Tuesday, October 14, 2014

What Kind of Mom are YOU?

Hello Momma's and Happy Tuesday!

I belong to a moms group here in my hometown that meets during the school year, basically, every Thursday. This is my first full year I will will be attending as we just moved here last year and I'm SUPER excited about it. It's a great group of women, all ages, that meet at a local church to encourage each other while our kids play in the children's nursery (AKA Adult Time!). This group follows MOM to MOM Ministry's, which are booklets and videos basically about motherhood and how to navigate it with a forgiving heart. Why am I telling you this? Well, one of my Thursday meetings hit home hard and I feel the message is a great one for all of us moms just trying to keep our head above water sometimes.

This section talked about What Kind of Mother are You. It had so many good points about how every mom is going to parent differently, even maybe from how their own mother parented and thats OK. It also explained what kind of parent God calls us to be. I'm going to focus in on the points of the section that hit closest to home, for me.


  1. Attempting to "do it all" will only "do you in"
    • We all know that Pinterest Mom who has the perfect home and cute Bento Box lunches she sends off with her perfectly primed child to school right? Wait,  you don't know her? Me either! My point... Social Media only shows us what that person wants us to see, usually the good, not the bad. Which brings me to my next point.
  2. Lose the "What would people think" perspective
    • It doesn't matter what your neighbor/best friend/ mom/etc thinks of how you're raising your child. Are you breastfeeding, great. Formula feeding, great. Does your child sleep in bed with you, awesome. Oh, yours is sleeping through the night in their crib, way to go! The only thing that matters is what God thinks. Are we Providing, Protecting, Preparing and Passing it on. It DOES NOT matter how we get these goals accomplished, but that we take care of our children the best we can. 
  3. You're not your mom, you're their mom
    • This can apply to more than just that statement. I'm basically going to say that one thing I've learned since becoming a mother is that EVERY child is different. What may work for one may fail miserably for another. What your mom tells you worked wonders for her maybe be polar opposite with what works for your child. Shut those voices out if they're stressing you. You're mom and friends/family can come with great advice sometimes that might just save your life, but that doesn't mean ALL advice is good advice. Learn what's best for your child. 
  4. Keep the Most Important Thing the Most Important Thing
    • Love your children. This by far is the easiest thing to do and is not measured by the size of the bow on her head, contrary to what a picture of a beaming child might tell you with a hashtag that reads #thebiggerthebowthebetterthemommy. Be happy for that momma though, she's having a good day and we can all agree we want to shout from the roof top when we're having a good day! 

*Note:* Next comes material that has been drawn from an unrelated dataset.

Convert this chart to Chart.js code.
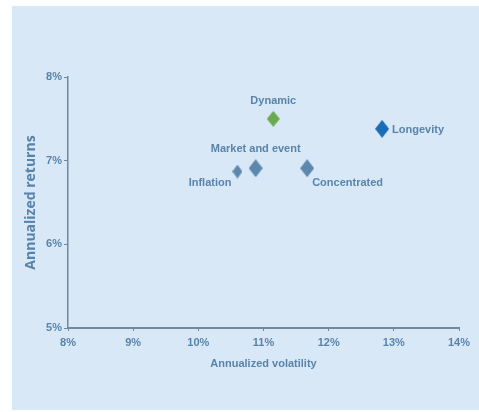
<!DOCTYPE html>
<html>
<head>
<meta charset="utf-8">
<script src="https://cdn.jsdelivr.net/npm/chart.js@4"></script>
<style>
  html, body { margin: 0; padding: 0; background: #fff; }
  #panel { position: absolute; left: 12px; top: 6px; width: 467px; height: 404px; background: #d9e8f6; }
  #chart { display: block; }
</style>
</head>
<body>
<div id="panel"><canvas id="chart" width="467" height="404"></canvas></div>
<script>
const strategies = ['Inflation', 'Market and event', 'Dynamic', 'Concentrated', 'Longevity'];
const volatility = [10.6, 10.88, 11.15, 11.67, 12.82];
const returns = [6.87, 6.91, 7.5, 6.91, 7.38];
const xTicks = [8, 9, 10, 11, 12, 13, 14];
const yTicks = [5, 6, 7, 8];

const textColor = '#5884ab';
const axisColor = '#6f879f';
const narrow = '"Liberation Sans Narrow", "Arial Narrow", sans-serif';

// diamond markers are a bit taller than wide, so draw them on small canvases
function diamond(w, h, color) {
    const c = document.createElement('canvas');
    c.width = w; c.height = h;
    const g = c.getContext('2d');
    g.fillStyle = color;
    g.beginPath();
    g.moveTo(w / 2, 0);
    g.lineTo(w, h / 2);
    g.lineTo(w / 2, h);
    g.lineTo(0, h / 2);
    g.closePath();
    g.fill();
    return c;
}

const markers = [
    diamond(10, 14, '#5c88ad'),
    diamond(14, 18, '#5c88ad'),
    diamond(13, 16, '#6aab52'),
    diamond(14, 18, '#5c88ad'),
    diamond(14, 18, '#1a6cb6')
];

// where each name sits relative to its marker
const labelPos = [
    {dx: -6, dy: 11, align: 'right'},
    {dx: 0, dy: -19, align: 'center'},
    {dx: 0, dy: -18, align: 'center'},
    {dx: 5, dy: 15, align: 'left'},
    {dx: 10, dy: 1, align: 'left'}
];

const pointLabels = {
    id: 'pointLabels',
    afterDatasetsDraw(chart) {
        const ctx = chart.ctx;
        const meta = chart.getDatasetMeta(0);
        ctx.save();
        ctx.font = 'bold 11px ' + narrow;
        ctx.fillStyle = textColor;
        ctx.textBaseline = 'middle';
        meta.data.forEach(function (pt, i) {
            const p = labelPos[i];
            ctx.textAlign = p.align;
            ctx.fillText(strategies[i], pt.x + p.dx, pt.y + p.dy);
        });
        ctx.restore();
    }
};

new Chart(document.getElementById('chart'), {
    type: 'scatter',
    data: {
        datasets: [{
            data: volatility.map(function (v, i) { return {x: v, y: returns[i]}; }),
            pointStyle: markers,
            pointRadius: 8
        }]
    },
    options: {
        responsive: false,
        animation: false,
        events: [],
        layout: {padding: {left: 0, top: 71, right: 20, bottom: 39}},
        plugins: {legend: {display: false}, tooltip: {enabled: false}},
        scales: {
            x: {
                type: 'linear',
                min: 8, max: 14,
                afterBuildTicks: function (s) { s.ticks = xTicks.map(function (v) { return {value: v}; }); },
                afterFit: function (s) { s.height = 43; },
                border: {color: axisColor, width: 2},
                grid: {display: true, drawOnChartArea: false, tickLength: 3, color: axisColor},
                ticks: {
                    color: textColor, padding: 5, maxRotation: 0,
                    font: {family: narrow, size: 11, weight: 'bold'},
                    callback: function (v) { return v + '%'; }
                },
                title: {
                    display: true, text: 'Annualized volatility', color: textColor,
                    font: {family: narrow, size: 11, weight: 'bold'},
                    padding: {top: 2, bottom: 0}
                }
            },
            y: {
                type: 'linear',
                min: 5, max: 8,
                afterBuildTicks: function (s) { s.ticks = yTicks.map(function (v) { return {value: v}; }); },
                afterFit: function (s) { s.width = 56; },
                border: {color: axisColor, width: 1.5},
                grid: {display: true, drawOnChartArea: false, tickLength: 4, color: axisColor},
                ticks: {
                    color: textColor, padding: 2,
                    font: {family: narrow, size: 11, weight: 'bold'},
                    callback: function (v) { return v + '%'; }
                },
                title: {
                    display: true, text: 'Annualized returns', color: textColor,
                    font: {family: '"Open Sans", sans-serif', size: 14, weight: 'bold'},
                    padding: {top: 11, bottom: 0}
                }
            }
        }
    },
    plugins: [pointLabels]
});
</script>
</body>
</html>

I am sure throughout my future posts you will learn about my struggles as a mother that will make you understand why these four points stood out to me. If I explained them now this post would be entirely too long and you would be bored if you even had the time to finish it during your child's nap!

I hope that you can look at these points, however, and be reminded that what ever you're doing, it's the right thing and you're doing great.

<3 Lindsey

2 comments:

  1. I'm hoping all of our sessions are this good. I definitely come out of them feeling a lot better about myself as a parent! :). I'll be share the ones that I think are a great message for all mothers to hear!